1997 Fiscal Year Annual Research Report
視覚系に対するヒスタミン及びヒスタミンH3受容体の関連解明のための基礎研究
Project/Area Number |
09771407
|
Research Institution | Tohoku University |
Principal Investigator |
中川 陽一 東北大学, 医学部附属病院, 助手 (10282063)
|
Keywords | ヒスタミン / H3受容体 / 上丘 / キノリン酸 / フルオロメチルヒスチジン / 視覚系 |
Research Abstract |
成熟ラットで観察された片眼摘出後上丘でのH3受容体のup-regulationの機構の解明のための以下の実験により、本年度は更にその詳細につき検討が可能となった。 視覚系の発達途上にある幼若ラットの視覚遮断モデルにおいては、片眼摘出後対側上丘で[^3H](R)α-メチルヒスタミンの結合の上昇が観察された。ただしその増加の割合は成熟ラットと比較すると低い傾向がみられた。また片眼遮蔽モデルにおいては[^3H](R)α-メチルヒスタミンの結合に変化は見られず、この上丘でのH3受容体の変化には視覚入力の遮断のみでは不十分であり、片眼摘出という除神経が必要であると考えられた。
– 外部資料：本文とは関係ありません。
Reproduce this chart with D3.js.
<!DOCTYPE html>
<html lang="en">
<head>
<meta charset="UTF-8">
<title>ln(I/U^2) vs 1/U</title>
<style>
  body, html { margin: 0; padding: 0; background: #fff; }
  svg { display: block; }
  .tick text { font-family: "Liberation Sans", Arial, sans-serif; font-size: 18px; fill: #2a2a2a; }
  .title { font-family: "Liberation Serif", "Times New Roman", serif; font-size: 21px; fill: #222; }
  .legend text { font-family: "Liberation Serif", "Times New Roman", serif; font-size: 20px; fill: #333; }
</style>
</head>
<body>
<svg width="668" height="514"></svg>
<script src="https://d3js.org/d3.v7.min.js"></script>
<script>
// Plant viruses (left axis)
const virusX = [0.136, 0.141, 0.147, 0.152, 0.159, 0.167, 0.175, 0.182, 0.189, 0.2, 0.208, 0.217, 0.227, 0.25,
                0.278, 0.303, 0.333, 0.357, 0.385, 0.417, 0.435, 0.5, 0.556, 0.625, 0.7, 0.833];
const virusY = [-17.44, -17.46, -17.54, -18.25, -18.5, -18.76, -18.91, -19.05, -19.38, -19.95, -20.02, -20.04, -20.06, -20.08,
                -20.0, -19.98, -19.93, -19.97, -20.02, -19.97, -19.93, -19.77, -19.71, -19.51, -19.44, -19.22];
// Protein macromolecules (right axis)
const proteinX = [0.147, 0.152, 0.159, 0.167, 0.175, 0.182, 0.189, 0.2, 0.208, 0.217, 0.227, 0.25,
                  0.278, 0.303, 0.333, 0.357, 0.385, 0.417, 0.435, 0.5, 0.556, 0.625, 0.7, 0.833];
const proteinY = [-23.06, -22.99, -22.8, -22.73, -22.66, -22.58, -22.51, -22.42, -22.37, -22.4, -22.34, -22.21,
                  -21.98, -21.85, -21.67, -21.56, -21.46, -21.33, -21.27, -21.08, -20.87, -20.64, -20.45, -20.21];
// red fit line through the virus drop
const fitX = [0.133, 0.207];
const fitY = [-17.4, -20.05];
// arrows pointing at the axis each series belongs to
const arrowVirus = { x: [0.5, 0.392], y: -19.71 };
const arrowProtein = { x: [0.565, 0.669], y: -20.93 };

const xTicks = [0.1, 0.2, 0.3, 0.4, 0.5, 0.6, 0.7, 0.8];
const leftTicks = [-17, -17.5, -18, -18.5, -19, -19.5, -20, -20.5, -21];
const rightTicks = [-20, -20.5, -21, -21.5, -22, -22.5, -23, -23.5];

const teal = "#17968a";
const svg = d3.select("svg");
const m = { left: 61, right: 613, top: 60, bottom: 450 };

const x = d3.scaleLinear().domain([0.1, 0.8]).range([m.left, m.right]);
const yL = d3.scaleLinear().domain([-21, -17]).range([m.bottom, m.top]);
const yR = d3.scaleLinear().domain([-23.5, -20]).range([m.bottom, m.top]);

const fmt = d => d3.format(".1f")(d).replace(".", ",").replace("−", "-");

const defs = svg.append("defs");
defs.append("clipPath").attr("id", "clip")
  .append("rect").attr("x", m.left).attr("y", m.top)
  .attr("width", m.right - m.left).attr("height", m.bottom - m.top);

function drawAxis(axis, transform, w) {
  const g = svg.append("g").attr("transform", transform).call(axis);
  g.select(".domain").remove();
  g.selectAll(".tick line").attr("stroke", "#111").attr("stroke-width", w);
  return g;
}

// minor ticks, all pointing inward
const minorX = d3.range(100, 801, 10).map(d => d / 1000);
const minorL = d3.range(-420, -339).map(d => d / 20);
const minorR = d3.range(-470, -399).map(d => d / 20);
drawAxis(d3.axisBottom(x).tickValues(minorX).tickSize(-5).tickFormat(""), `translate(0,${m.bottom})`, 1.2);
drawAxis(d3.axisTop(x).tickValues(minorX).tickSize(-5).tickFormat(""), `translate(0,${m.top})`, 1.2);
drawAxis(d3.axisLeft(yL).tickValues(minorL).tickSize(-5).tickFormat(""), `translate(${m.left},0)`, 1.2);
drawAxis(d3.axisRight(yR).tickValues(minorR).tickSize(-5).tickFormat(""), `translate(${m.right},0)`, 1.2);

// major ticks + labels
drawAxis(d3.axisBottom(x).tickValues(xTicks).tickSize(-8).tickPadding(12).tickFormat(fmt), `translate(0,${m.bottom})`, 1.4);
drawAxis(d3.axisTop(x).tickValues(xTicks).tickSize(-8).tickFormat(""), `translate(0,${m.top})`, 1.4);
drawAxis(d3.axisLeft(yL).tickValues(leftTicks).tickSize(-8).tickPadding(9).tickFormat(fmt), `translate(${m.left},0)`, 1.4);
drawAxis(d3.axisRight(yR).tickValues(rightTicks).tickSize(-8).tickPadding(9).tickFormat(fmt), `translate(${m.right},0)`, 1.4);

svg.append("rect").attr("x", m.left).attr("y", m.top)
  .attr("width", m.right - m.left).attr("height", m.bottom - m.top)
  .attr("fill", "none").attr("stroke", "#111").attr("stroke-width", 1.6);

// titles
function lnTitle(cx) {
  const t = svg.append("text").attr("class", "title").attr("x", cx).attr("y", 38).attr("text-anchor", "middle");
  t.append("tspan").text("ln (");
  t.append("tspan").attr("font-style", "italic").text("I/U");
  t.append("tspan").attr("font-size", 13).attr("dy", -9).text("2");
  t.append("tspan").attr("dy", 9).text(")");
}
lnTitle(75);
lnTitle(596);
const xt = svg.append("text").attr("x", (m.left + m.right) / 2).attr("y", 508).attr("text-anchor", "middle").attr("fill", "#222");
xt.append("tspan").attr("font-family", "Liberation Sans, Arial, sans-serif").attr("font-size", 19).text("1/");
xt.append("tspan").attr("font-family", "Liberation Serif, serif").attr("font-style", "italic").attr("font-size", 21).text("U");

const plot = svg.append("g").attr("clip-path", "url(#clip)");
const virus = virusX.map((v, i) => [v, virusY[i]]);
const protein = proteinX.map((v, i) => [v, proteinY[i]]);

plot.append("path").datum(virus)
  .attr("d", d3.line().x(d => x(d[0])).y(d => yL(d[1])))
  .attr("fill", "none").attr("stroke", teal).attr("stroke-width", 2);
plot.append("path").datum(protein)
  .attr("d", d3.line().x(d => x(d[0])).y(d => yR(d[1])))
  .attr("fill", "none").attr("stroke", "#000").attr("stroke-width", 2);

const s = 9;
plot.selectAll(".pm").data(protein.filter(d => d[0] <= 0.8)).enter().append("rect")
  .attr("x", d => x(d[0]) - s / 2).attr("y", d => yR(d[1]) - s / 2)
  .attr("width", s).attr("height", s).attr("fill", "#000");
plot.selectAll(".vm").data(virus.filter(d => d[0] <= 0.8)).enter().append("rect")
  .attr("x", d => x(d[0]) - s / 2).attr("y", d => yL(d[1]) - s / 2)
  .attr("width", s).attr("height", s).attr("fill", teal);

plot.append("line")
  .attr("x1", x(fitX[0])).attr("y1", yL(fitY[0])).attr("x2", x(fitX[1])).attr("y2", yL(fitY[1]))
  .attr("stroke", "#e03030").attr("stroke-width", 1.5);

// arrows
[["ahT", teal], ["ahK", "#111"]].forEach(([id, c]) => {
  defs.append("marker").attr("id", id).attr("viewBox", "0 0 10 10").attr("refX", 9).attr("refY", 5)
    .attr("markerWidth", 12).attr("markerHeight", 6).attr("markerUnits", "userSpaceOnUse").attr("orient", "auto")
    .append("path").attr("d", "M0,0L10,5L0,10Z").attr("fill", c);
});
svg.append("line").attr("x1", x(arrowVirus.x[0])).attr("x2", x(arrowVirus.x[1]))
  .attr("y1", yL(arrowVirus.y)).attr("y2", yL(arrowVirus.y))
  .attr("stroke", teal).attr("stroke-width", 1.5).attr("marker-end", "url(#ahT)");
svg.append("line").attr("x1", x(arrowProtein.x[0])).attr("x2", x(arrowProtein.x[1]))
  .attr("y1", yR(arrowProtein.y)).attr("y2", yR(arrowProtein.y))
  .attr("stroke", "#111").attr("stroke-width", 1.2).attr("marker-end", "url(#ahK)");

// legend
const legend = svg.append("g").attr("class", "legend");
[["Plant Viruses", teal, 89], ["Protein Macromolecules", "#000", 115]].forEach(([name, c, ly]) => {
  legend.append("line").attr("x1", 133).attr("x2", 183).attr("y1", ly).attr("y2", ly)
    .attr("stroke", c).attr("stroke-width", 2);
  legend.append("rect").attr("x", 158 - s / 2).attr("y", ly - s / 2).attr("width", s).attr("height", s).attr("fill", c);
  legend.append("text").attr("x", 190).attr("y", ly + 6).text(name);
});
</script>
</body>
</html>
axon sparing neurotoxinであるキノリン酸の上丘への局所投与モデルにおいては、片眼摘出後の対側上丘でのH3受容体のup-regulationは認められず、片眼摘出後に同部位で増加したH3受容体が後シナプス側にあることが推測された。これは従来ヒスタミンニューロン系の自己受容体としてシナプス前にあると言われてきたヒスタミンH3受容体が、後シナプス側にも存在することを示唆するという興味深い結果を示すものであった。ヒスチジン脱炭酸酵素阻害剤である(S)-α-フルオロメチルヒスチジン(FMH)を持続投与したモデルでは、脳全体でH3受容体のup-regulationが観察され、片眼摘出を加えたモデルでは上丘での左右差がFMH非投与モデルと比較して縮小していた。FMH投与によりいわゆるchemical denervationの状態を作った訳であるが、H3受容体のup-regulationはヒスタミンニューロンにおけるヒスタミンの枯渇に対応しての変化と考えられ、またこれにより片眼摘出の効果が減弱したためと考えられた。